There are many influences on experimental measurements that can mean they are, in fact, estimates, rather than the true value we hope to measure.

The questions above, particularly those concerning whether the sample you take, or the individuals you sample from, are truly representative of a greater whole, imply something important that we will deal with shortly:

You cannot avoid (statistical) modelling.

The way that you assume your small blood sample represents the full bloodstream is a model. The way that you assume your small group of experimental subjects represents a larger population of possible similar experimental subjects is a model.

If you are using animal models of human biology, the clue is in the name: your assumptions of how representative they are of humans is a model.

It’s as well that we are always aware and, wherever appropriate, explicit that we are using (statistical) models.

5.2 Making an estimate

Suppose we have a globe that represents the Earth (Figure 5.2). Now if we spin it up in the air and catch it, then look at the spot where our right index finger lands, that finger will either be on land (L) or on water (W).

Figure 5.2: An inflatable globe: our experimental subject.

If we do this many times, we will gradually build up a set of data points that are water (W) or land (L). We can use this dataset to estimate the proportion of the globe that is covered in water.

Note

This might seem a frivolous example, but there are direct analogues of the kinds of experiments you will hopefully go on to perform in your future careers:

  • the inflatable globe is a model taking the place of the real “population” we want to make inferences about
    • in what ways is the globe a good, or bad, model?
    • is any single call of “land” or “water” an estimate or an absolute measurement?
  • this process shares a sampling structure, and an inferential structure, with many scientific problems
    • what other scientific questions might be answered in a similar way?
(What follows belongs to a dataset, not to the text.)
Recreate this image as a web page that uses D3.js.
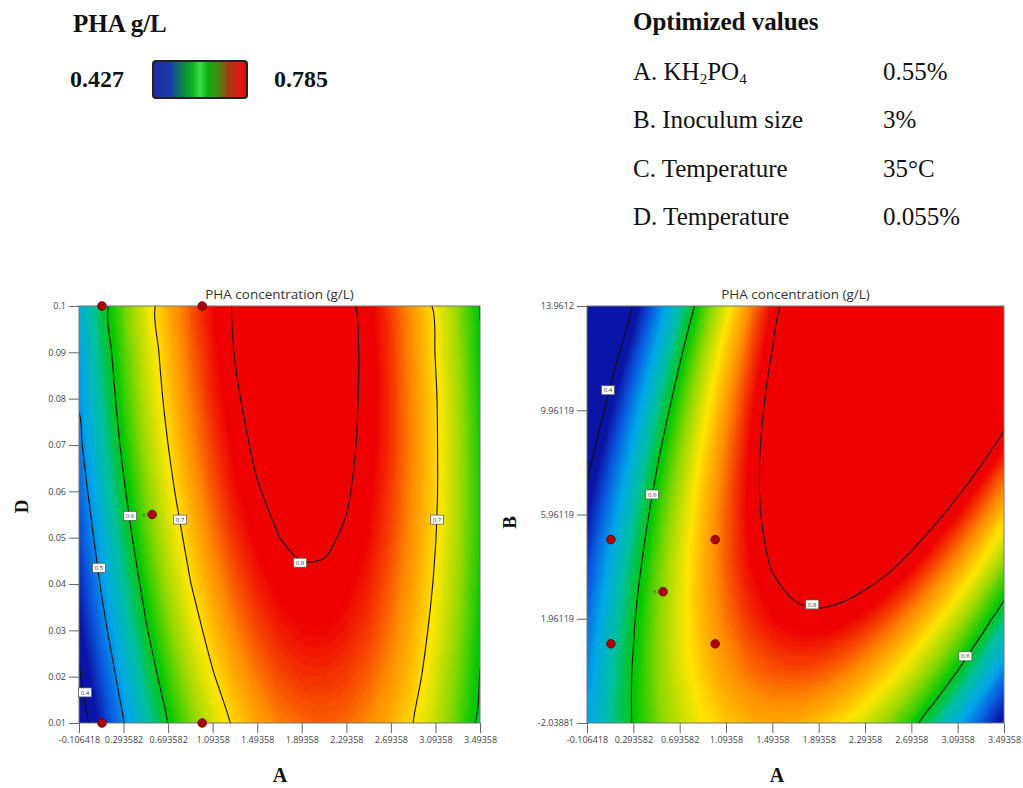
<!DOCTYPE html>
<html>
<head>
<meta charset="utf-8">
<script src="https://cdn.jsdelivr.net/npm/d3@7"></script>
<style>
  body { margin: 0; background: #fff; }
  .serif { font-family: 'Liberation Serif', 'Times New Roman', serif; fill: #111; }
  .tick text { font-family: 'Open Sans', 'Noto Sans', sans-serif; font-size: 9px; fill: #444; }
  .tick line { stroke: #666; }
</style>
</head>
<body>
<svg id="chart" width="1023" height="788"></svg>
<script>
// factor levels on the axes
const aTicks = [-0.106418, 0.293582, 0.693582, 1.09358, 1.49358, 1.89358, 2.29358, 2.69358, 3.09358, 3.49358];
const aTickLabels = ['-0.106418', '0.293582', '0.693582', '1.09358', '1.49358', '1.89358', '2.29358', '2.69358', '3.09358', '3.49358'];
const aGridFine = [-0.106418, 0.093582, 0.293582, 0.493582, 0.693582, 0.893582, 1.09358, 1.29358, 1.49358, 1.69358,
  1.89358, 2.09358, 2.29358, 2.49358, 2.69358, 2.89358, 3.09358, 3.29358, 3.49358];
const dTicks = [0.01, 0.02, 0.03, 0.04, 0.05, 0.06, 0.07, 0.08, 0.09, 0.1];
const dTickLabels = ['0.01', '0.02', '0.03', '0.04', '0.05', '0.06', '0.07', '0.08', '0.09', '0.1'];
const bTicks = [-2.03881, 1.96119, 5.96119, 9.96119, 13.9612];
const bTickLabels = ['-2.03881', '1.96119', '5.96119', '9.96119', '13.9612'];
const bGrid = [-2.03881, -0.03881, 1.96119, 3.96119, 5.96119, 7.96119, 9.96119, 11.9612, 13.9612];

// PHA concentration (g/L), rows = D (0.01 -> 0.1), columns = aGridFine
const phaAD = [
  [0.369, 0.437, 0.498, 0.553, 0.601, 0.642, 0.677, 0.706, 0.728, 0.744, 0.752, 0.755, 0.751, 0.740, 0.723, 0.700, 0.670, 0.633, 0.590],
  [0.394, 0.461, 0.521, 0.575, 0.622, 0.663, 0.697, 0.725, 0.746, 0.761, 0.769, 0.770, 0.765, 0.754, 0.736, 0.712, 0.680, 0.643, 0.599],
  [0.418, 0.484, 0.543, 0.596, 0.642, 0.682, 0.715, 0.742, 0.762, 0.776, 0.783, 0.784, 0.778, 0.766, 0.747, 0.721, 0.689, 0.651, 0.606],
  [0.439, 0.504, 0.562, 0.614, 0.660, 0.699, 0.731, 0.757, 0.776, 0.789, 0.795, 0.795, 0.788, 0.775, 0.755, 0.729, 0.696, 0.657, 0.611],
  [0.458, 0.522, 0.580, 0.631, 0.675, 0.713, 0.745, 0.770, 0.788, 0.800, 0.805, 0.804, 0.797, 0.783, 0.762, 0.735, 0.701, 0.661, 0.614],
  [0.475, 0.539, 0.595, 0.645, 0.689, 0.726, 0.757, 0.781, 0.798, 0.809, 0.814, 0.812, 0.803, 0.788, 0.766, 0.738, 0.704, 0.662, 0.615],
  [0.491, 0.553, 0.609, 0.658, 0.700, 0.737, 0.766, 0.789, 0.806, 0.816, 0.820, 0.817, 0.807, 0.791, 0.769, 0.740, 0.704, 0.662, 0.613],
  [0.504, 0.565, 0.620, 0.668, 0.710, 0.745, 0.774, 0.796, 0.812, 0.821, 0.824, 0.820, 0.809, 0.792, 0.769, 0.739, 0.703, 0.660, 0.610],
  [0.515, 0.575, 0.629, 0.676, 0.717, 0.752, 0.779, 0.801, 0.816, 0.824, 0.826, 0.821, 0.810, 0.792, 0.768, 0.737, 0.699, 0.656, 0.605],
  [0.524, 0.583, 0.636, 0.683, 0.723, 0.756, 0.783, 0.803, 0.817, 0.825, 0.826, 0.820, 0.808, 0.789, 0.764, 0.732, 0.694, 0.649, 0.598]
];

// PHA concentration (g/L), rows = bGrid, columns = aGridFine
const phaAB = [
  [0.510, 0.560, 0.603, 0.640, 0.670, 0.694, 0.711, 0.722, 0.726, 0.724, 0.715, 0.699, 0.677, 0.649, 0.614, 0.572, 0.524, 0.470, 0.409],
  [0.500, 0.555, 0.603, 0.646, 0.681, 0.710, 0.733, 0.749, 0.758, 0.761, 0.758, 0.748, 0.731, 0.708, 0.678, 0.642, 0.600, 0.551, 0.495],
  [0.482, 0.542, 0.596, 0.644, 0.685, 0.719, 0.747, 0.769, 0.784, 0.792, 0.794, 0.789, 0.778, 0.760, 0.736, 0.705, 0.668, 0.624, 0.574],
  [0.457, 0.523, 0.582, 0.635, 0.681, 0.721, 0.755, 0.782, 0.802, 0.816, 0.823, 0.824, 0.818, 0.806, 0.787, 0.761, 0.730, 0.691, 0.646],
  [0.425, 0.496, 0.561, 0.619, 0.671, 0.716, 0.755, 0.787, 0.813, 0.832, 0.845, 0.851, 0.851, 0.844, 0.830, 0.810, 0.784, 0.751, 0.711],
  [0.385, 0.462, 0.532, 0.596, 0.653, 0.704, 0.748, 0.786, 0.817, 0.841, 0.859, 0.871, 0.876, 0.875, 0.866, 0.852, 0.831, 0.803, 0.769],
  [0.339, 0.421, 0.497, 0.566, 0.628, 0.685, 0.734, 0.777, 0.814, 0.844, 0.867, 0.884, 0.894, 0.898, 0.896, 0.887, 0.871, 0.849, 0.820],
  [0.285, 0.373, 0.454, 0.528, 0.596, 0.658, 0.713, 0.761, 0.803, 0.839, 0.867, 0.890, 0.906, 0.915, 0.918, 0.914, 0.904, 0.887, 0.864],
  [0.225, 0.318, 0.404, 0.484, 0.557, 0.624, 0.685, 0.738, 0.786, 0.827, 0.861, 0.889, 0.910, 0.924, 0.933, 0.934, 0.929, 0.918, 0.900]
];

const levelsAD = [0.4, 0.5, 0.6, 0.7, 0.8];
const levelsAB = [0.4, 0.6, 0.8];

// design points
const pointsAD = [[0.1, 0.1], [1.0, 0.1], [0.55, 0.055], [0.1, 0.01], [1.0, 0.01]];
const pointsAB = [[0.1, 5], [1.0, 5], [0.55, 3], [0.1, 1], [1.0, 1]];
const centerRuns = 6;

// contour label anchors
const labelsAD = [['0.4', -0.052, 0.0166], ['0.5', 0.073, 0.0435], ['0.6', 0.352, 0.0547], ['0.7', 0.80, 0.0539], ['0.8', 1.878, 0.0446], ['0.7', 3.107, 0.0539]];
const labelsAB = [['0.4', 0.075, 10.73], ['0.6', 0.456, 6.73], ['0.8', 1.838, 2.51], ['0.6', 3.16, 0.52]];

const phaMin = 0.427, phaMax = 0.785;
const optimized = [
  ['A. KH', '0.55%'],
  ['B. Inoculum size', '3%'],
  ['C. Temperature', '35°C'],
  ['D. Temperature', '0.055%']
];

const svg = d3.select('#chart');

const colorStops = ['#0b16a8', '#0a5ee0', '#00a8e8', '#00c0a0', '#00c800', '#90d800', '#ffe600', '#ff8a00', '#ee0000'];
const color = d3.scaleLinear()
  .domain(colorStops.map((c, i) => phaMin + (phaMax - phaMin) * i / (colorStops.length - 1)))
  .range(colorStops)
  .clamp(true);

const smooth = d3.line().curve(d3.curveCatmullRomClosed.alpha(0.5));

function drawPanel(p) {
  const x = d3.scaleLinear().domain([aTicks[0], aTicks[aTicks.length - 1]]).range([p.left, p.right]);
  const y = d3.scaleLinear().domain([p.yTicks[0], p.yTicks[p.yTicks.length - 1]]).range([p.bottom, p.top]);
  const nx = p.xGrid.length, ny = p.yGrid.length;

  // grid values of d3.contours sit at cell centres
  const gx = d3.scaleLinear().domain([0.5, nx - 0.5]).range([x(p.xGrid[0]), x(p.xGrid[nx - 1])]);
  const gy = d3.scaleLinear().domain([0.5, ny - 0.5]).range([y(p.yGrid[0]), y(p.yGrid[ny - 1])]);
  const contourPath = geom => geom.coordinates
    .map(poly => poly.map(ring => smooth(ring.slice(0, -1).map(q => [gx(q[0]), gy(q[1])]))).join(''))
    .join('');
  const values = p.grid.flat();

  svg.append('clipPath').attr('id', p.id + '-clip')
    .append('rect')
    .attr('x', p.left).attr('y', p.top)
    .attr('width', p.right - p.left).attr('height', p.bottom - p.top);

  const g = svg.append('g').attr('clip-path', `url(#${p.id}-clip)`);

  const step = 0.003;
  const bands = d3.range(0.2, 0.95, step);
  g.selectAll('path.band')
    .data(d3.contours().size([nx, ny]).thresholds(bands)(values))
    .join('path')
    .attr('class', 'band')
    .attr('d', contourPath)
    .attr('fill', d => color(d.value + step / 2));

  g.selectAll('path.iso')
    .data(d3.contours().size([nx, ny]).thresholds(p.levels)(values))
    .join('path')
    .attr('class', 'iso')
    .attr('d', contourPath)
    .attr('fill', 'none')
    .attr('stroke', '#111')
    .attr('stroke-width', 1.1);

  // frame
  svg.append('rect')
    .attr('x', p.left).attr('y', p.top)
    .attr('width', p.right - p.left).attr('height', p.bottom - p.top)
    .attr('fill', 'none').attr('stroke', '#777').attr('stroke-width', 1);

  // axes
  const ax = svg.append('g')
    .attr('transform', `translate(0,${p.bottom})`)
    .call(d3.axisBottom(x).tickValues(aTicks).tickFormat((d, i) => aTickLabels[i]).tickSize(10).tickPadding(4));
  ax.select('.domain').remove();

  const ay = svg.append('g')
    .attr('transform', `translate(${p.left},0)`)
    .call(d3.axisLeft(y).tickValues(p.yTicks).tickFormat((d, i) => p.yTickLabels[i]).tickSize(10).tickPadding(3));
  ay.select('.domain').remove();

  // contour labels
  const lab = svg.append('g').selectAll('g')
    .data(p.labels)
    .join('g')
    .attr('transform', d => `translate(${x(d[1])},${y(d[2])})`);
  lab.append('rect')
    .attr('x', -6.5).attr('y', -4.5).attr('width', 13).attr('height', 9)
    .attr('fill', '#fff').attr('stroke', '#555').attr('stroke-width', 0.7);
  lab.append('text')
    .attr('text-anchor', 'middle').attr('dy', '0.35em')
    .style('font-family', 'Open Sans, sans-serif').style('font-size', '6px').attr('fill', '#333')
    .text(d => d[0]);

  // design points
  svg.append('g').selectAll('circle')
    .data(p.points)
    .join('circle')
    .attr('cx', d => x(d[0])).attr('cy', d => y(d[1])).attr('r', 4.3)
    .attr('fill', '#b10000').attr('stroke', '#4a0000').attr('stroke-width', 0.8);

  const c = p.points[2];
  svg.append('text')
    .attr('x', x(c[0]) - 8).attr('y', y(c[1]) + 2)
    .attr('text-anchor', 'middle')
    .style('font-family', 'Open Sans, sans-serif').style('font-size', '6px').attr('fill', '#444')
    .text(centerRuns);

  // title
  svg.append('text')
    .attr('x', (p.left + p.right) / 2).attr('y', p.top - 7)
    .attr('text-anchor', 'middle')
    .style('font-family', 'Open Sans, Noto Sans, sans-serif').style('font-size', '13.5px').attr('fill', '#333')
    .text('PHA concentration (g/L)');

  // axis names
  svg.append('text').attr('class', 'serif')
    .attr('x', p.xNameX).attr('y', 782)
    .attr('text-anchor', 'middle')
    .style('font-size', '20px').style('font-weight', 'bold')
    .text('A');
  svg.append('text').attr('class', 'serif')
    .attr('transform', `translate(${p.yNameX},${(p.top + p.bottom) / 2 + p.yNameDy}) rotate(-90)`)
    .attr('text-anchor', 'middle')
    .style('font-size', '19px').style('font-weight', 'bold')
    .text(p.yName);
}

drawPanel({
  id: 'ad', left: 79, right: 480, top: 306, bottom: 723,
  xGrid: aGridFine, yTicks: dTicks, yTickLabels: dTickLabels, yGrid: dTicks, grid: phaAD,
  levels: levelsAD, labels: labelsAD, points: pointsAD,
  xNameX: 280, yName: 'D', yNameX: 28, yNameDy: -8
});

drawPanel({
  id: 'ab', left: 587, right: 1004, top: 306, bottom: 723,
  xGrid: aGridFine, yTicks: bTicks, yTickLabels: bTickLabels, yGrid: bGrid, grid: phaAB,
  levels: levelsAB, labels: labelsAB, points: pointsAB,
  xNameX: 777, yName: 'B', yNameX: 516, yNameDy: 8
});

// ---- header: colour key ----
svg.append('text').attr('class', 'serif')
  .attr('x', 73).attr('y', 32)
  .style('font-size', '25px').style('font-weight', 'bold')
  .text('PHA g/L');

const grad = svg.append('defs').append('linearGradient').attr('id', 'key');
[[0, '#1f2a9a'], [0.18, '#1a3aa8'], [0.33, '#0a8a40'], [0.42, '#10b020'], [0.5, '#38e048'],
 [0.58, '#10b010'], [0.68, '#3a9010'], [0.8, '#a04010'], [0.92, '#e01818'], [1, '#d01010']]
  .forEach(s => grad.append('stop').attr('offset', s[0]).attr('stop-color', s[1]));

svg.append('rect')
  .attr('x', 153).attr('y', 61).attr('width', 94).attr('height', 37).attr('rx', 3)
  .attr('fill', 'url(#key)').attr('stroke', '#222').attr('stroke-width', 2);

svg.append('text').attr('class', 'serif')
  .attr('x', 70).attr('y', 87)
  .style('font-size', '24px').style('font-weight', 'bold')
  .text(phaMin.toFixed(3));
svg.append('text').attr('class', 'serif')
  .attr('x', 274).attr('y', 87)
  .style('font-size', '24px').style('font-weight', 'bold')
  .text(phaMax.toFixed(3));

// ---- header: optimized values ----
svg.append('text').attr('class', 'serif')
  .attr('x', 633).attr('y', 30)
  .style('font-size', '25px').style('font-weight', 'bold')
  .text('Optimized values');

optimized.forEach((row, i) => {
  const yy = 80 + i * 48.3;
  const t = svg.append('text').attr('class', 'serif')
    .attr('x', 633).attr('y', yy).style('font-size', '25px');
  if (i === 0) {
    t.append('tspan').text(row[0]);
    t.append('tspan').attr('font-size', '15px').attr('dy', 4).text('2');
    t.append('tspan').attr('dy', -4).text('PO');
    t.append('tspan').attr('font-size', '15px').attr('dy', 4).text('4');
  } else {
    t.text(row[0]);
  }
  svg.append('text').attr('class', 'serif')
    .attr('x', 883).attr('y', yy).style('font-size', '25px')
    .text(row[1]);
});
</script>
</body>
</html>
So, let’s throw the inflatable globe up in the air ten times, and see where our finger lands (Figure 5.3). This will be our dataset.

Figure 5.3: An example outcome of tossing the inflatable globe ten times. There are four lands (L), and six waters (W). Video extracted from Statistical Rethinking Lecture 02 (Richard McElreath).

5.3 An experimental result

The Dataset

Our intial dataset for estimating how much of the globe is covered in water is:

L W L L W W W L W W

Four lands (L) and six waters (W)

We might naïvely decide that, because we have six waters (W) and four lands (L), our dataset implies an estimate of the proportion of the Earth’s surface that is water of 60% (there are six waters, and ten measurements). But in the next chpater, we’re going to consider this experiment in a bit more detail1, and see how our prior expectations, and the number of measurements we make, relate to the precision of our estimate, and our beliefs about the uncertainty in the measurement.


  1. And also in the context of Bayesian Statistics↩︎